#### Extracted data ####

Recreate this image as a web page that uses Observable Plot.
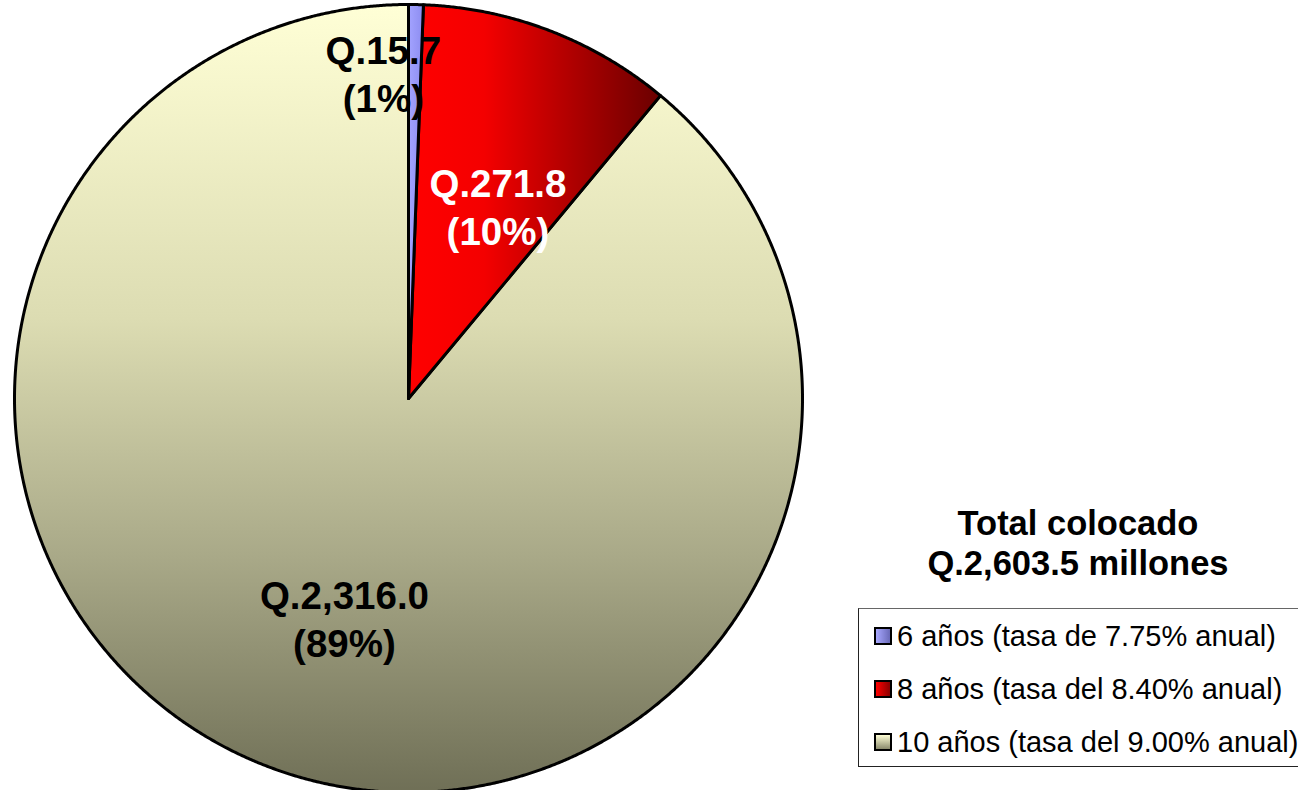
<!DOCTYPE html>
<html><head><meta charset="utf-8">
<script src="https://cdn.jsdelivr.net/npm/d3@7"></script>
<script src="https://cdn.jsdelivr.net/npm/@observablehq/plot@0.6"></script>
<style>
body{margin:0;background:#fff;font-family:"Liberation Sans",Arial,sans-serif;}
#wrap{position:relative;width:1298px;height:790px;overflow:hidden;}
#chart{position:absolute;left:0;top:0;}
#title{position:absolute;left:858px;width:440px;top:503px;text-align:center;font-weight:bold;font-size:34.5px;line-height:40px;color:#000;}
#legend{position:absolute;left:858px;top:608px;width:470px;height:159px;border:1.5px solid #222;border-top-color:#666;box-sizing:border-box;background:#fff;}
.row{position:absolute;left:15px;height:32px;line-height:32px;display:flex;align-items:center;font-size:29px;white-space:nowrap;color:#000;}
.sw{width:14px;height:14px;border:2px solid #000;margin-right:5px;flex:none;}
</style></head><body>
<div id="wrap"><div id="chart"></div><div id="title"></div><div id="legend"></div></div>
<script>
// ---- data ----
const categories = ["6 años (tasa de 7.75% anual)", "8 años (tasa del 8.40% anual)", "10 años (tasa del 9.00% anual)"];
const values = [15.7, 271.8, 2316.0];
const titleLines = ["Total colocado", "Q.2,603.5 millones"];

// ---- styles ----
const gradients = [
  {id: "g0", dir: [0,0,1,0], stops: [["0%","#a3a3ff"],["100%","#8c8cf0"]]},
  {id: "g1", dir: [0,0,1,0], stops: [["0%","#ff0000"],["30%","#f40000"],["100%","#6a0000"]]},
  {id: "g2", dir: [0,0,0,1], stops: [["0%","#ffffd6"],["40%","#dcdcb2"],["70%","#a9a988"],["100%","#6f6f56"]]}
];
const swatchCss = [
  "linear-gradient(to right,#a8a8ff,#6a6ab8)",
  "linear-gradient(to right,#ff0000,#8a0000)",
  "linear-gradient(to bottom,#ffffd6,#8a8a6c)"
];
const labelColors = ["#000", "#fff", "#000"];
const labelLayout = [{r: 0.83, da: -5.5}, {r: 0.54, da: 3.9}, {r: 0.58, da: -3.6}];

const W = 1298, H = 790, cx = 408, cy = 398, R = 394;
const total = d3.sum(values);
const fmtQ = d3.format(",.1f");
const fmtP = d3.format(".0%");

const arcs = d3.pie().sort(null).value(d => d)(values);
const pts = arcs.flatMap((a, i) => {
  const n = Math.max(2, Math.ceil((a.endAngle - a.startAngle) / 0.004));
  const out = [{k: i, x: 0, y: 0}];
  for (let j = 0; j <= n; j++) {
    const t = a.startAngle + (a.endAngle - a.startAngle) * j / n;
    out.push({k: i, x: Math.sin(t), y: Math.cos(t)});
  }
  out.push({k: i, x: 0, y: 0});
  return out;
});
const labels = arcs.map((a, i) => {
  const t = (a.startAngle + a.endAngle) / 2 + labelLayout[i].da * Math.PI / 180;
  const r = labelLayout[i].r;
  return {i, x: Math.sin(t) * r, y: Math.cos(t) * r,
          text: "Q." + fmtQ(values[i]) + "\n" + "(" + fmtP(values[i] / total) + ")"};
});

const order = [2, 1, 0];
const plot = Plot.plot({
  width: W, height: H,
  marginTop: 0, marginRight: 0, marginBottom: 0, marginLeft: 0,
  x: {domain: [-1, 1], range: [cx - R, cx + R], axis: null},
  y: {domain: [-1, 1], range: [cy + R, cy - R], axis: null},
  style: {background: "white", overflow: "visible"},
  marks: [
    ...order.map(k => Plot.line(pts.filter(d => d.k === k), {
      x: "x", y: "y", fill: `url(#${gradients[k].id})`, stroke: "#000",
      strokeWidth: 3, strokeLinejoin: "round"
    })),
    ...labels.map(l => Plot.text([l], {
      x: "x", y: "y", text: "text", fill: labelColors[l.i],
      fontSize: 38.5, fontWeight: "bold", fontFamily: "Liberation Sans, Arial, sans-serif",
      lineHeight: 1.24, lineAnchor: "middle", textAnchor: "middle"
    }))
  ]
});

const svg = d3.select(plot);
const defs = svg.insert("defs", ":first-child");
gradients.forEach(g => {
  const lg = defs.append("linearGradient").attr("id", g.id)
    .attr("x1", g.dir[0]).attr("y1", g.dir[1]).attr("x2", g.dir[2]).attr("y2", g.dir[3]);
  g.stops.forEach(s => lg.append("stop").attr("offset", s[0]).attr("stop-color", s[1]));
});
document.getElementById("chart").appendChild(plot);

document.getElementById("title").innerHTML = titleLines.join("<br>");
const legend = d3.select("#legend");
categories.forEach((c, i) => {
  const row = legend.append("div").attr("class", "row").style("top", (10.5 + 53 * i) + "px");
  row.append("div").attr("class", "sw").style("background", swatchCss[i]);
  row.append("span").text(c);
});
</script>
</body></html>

####
#### Extracted data ####

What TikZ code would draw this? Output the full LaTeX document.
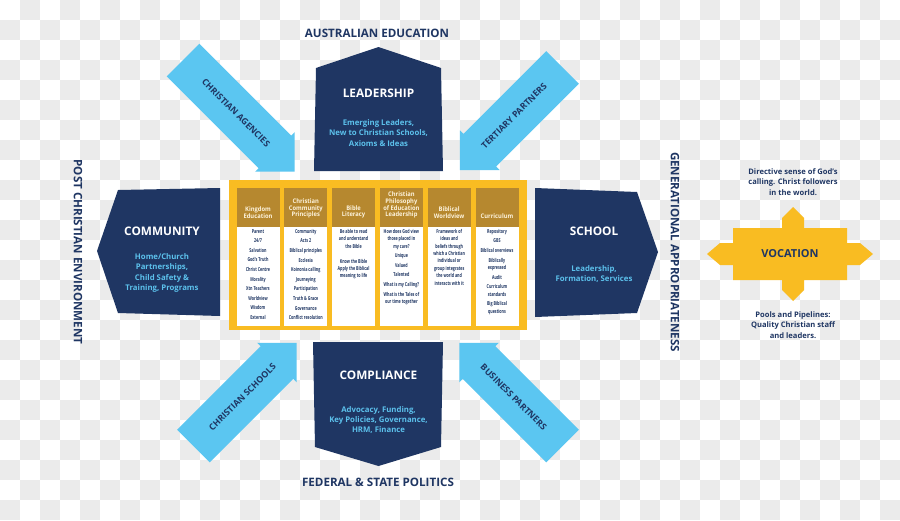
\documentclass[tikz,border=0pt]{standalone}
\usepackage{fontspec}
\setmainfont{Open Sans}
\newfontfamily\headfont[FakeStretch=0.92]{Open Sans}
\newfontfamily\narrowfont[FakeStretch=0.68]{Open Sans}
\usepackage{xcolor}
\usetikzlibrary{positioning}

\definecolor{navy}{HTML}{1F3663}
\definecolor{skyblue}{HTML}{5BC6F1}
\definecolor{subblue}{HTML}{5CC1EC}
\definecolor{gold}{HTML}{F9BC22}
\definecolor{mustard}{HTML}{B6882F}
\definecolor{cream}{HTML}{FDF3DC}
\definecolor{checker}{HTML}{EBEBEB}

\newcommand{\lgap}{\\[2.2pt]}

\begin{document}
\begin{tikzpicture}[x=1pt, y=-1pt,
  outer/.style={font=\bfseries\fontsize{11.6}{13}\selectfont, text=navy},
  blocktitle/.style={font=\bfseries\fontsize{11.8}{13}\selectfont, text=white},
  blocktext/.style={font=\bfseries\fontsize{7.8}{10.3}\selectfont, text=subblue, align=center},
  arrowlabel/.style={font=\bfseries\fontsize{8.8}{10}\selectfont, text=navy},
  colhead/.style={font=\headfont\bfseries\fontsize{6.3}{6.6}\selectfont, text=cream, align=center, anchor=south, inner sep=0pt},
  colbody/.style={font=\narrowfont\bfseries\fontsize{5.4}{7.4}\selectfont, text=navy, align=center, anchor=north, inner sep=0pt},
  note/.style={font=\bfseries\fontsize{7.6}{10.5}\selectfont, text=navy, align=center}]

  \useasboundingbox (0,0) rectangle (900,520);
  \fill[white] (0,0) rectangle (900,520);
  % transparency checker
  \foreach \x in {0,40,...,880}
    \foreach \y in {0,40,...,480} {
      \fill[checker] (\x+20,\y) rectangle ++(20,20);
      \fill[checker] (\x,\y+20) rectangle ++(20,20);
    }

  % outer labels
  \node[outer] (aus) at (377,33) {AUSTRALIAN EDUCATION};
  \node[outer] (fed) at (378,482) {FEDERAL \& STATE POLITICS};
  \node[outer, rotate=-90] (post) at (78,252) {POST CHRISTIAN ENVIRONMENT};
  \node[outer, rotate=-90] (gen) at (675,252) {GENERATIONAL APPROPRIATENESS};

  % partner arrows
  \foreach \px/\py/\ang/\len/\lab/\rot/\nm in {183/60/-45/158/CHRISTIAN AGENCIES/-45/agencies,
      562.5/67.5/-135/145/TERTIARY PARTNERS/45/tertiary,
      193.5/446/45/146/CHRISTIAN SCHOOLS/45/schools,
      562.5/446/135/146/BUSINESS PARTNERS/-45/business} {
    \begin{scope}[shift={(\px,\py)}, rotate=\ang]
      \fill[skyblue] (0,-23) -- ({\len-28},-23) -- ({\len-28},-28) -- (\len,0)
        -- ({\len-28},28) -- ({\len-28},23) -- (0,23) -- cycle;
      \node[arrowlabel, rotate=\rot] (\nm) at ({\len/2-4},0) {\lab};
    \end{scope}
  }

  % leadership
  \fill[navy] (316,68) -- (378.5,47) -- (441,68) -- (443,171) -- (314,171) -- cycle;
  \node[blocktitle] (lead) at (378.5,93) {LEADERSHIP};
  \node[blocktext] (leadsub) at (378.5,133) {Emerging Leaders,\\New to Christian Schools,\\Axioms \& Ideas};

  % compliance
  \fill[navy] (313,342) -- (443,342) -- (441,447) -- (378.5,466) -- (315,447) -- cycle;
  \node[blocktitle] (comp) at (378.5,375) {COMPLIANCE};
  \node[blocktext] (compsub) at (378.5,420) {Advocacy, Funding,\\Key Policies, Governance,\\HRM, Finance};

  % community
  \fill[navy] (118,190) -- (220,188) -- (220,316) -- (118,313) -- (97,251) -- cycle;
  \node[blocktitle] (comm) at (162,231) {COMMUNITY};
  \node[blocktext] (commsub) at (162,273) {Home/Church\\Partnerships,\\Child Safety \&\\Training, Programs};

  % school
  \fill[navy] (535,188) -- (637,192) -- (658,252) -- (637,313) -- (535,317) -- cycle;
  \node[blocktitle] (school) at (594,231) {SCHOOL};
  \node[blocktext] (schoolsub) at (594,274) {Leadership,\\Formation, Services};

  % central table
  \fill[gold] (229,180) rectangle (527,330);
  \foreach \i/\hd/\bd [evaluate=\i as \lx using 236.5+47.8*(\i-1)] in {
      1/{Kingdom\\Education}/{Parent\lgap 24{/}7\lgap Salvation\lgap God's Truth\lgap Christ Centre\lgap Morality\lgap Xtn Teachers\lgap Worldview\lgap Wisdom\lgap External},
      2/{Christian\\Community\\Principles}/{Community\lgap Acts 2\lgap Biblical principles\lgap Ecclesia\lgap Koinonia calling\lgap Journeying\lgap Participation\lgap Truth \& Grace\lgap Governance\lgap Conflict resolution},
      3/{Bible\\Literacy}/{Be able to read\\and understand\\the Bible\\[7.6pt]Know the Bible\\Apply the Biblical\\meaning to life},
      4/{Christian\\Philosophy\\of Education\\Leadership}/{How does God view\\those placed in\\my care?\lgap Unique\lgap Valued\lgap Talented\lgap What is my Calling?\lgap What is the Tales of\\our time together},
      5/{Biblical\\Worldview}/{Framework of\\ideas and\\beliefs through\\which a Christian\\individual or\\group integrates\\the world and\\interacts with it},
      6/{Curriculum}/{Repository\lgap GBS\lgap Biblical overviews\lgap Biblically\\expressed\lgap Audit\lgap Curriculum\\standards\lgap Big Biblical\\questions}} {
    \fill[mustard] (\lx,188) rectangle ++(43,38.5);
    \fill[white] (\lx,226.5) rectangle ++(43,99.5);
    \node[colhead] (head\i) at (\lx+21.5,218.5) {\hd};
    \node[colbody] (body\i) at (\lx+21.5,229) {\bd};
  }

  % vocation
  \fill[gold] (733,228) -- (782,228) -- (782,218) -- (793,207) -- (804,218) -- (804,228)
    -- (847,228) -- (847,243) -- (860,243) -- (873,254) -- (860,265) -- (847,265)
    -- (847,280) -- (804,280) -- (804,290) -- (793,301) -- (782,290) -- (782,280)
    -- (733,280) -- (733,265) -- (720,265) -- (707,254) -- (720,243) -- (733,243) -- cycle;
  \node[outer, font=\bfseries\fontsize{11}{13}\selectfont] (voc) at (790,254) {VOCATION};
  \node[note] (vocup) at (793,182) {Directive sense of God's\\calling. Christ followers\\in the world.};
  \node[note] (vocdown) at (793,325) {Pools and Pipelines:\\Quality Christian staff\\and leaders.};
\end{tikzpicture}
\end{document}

####

§ What the task asks: Report the number of lines that contain "this", with no other words.

§ Task solution: 2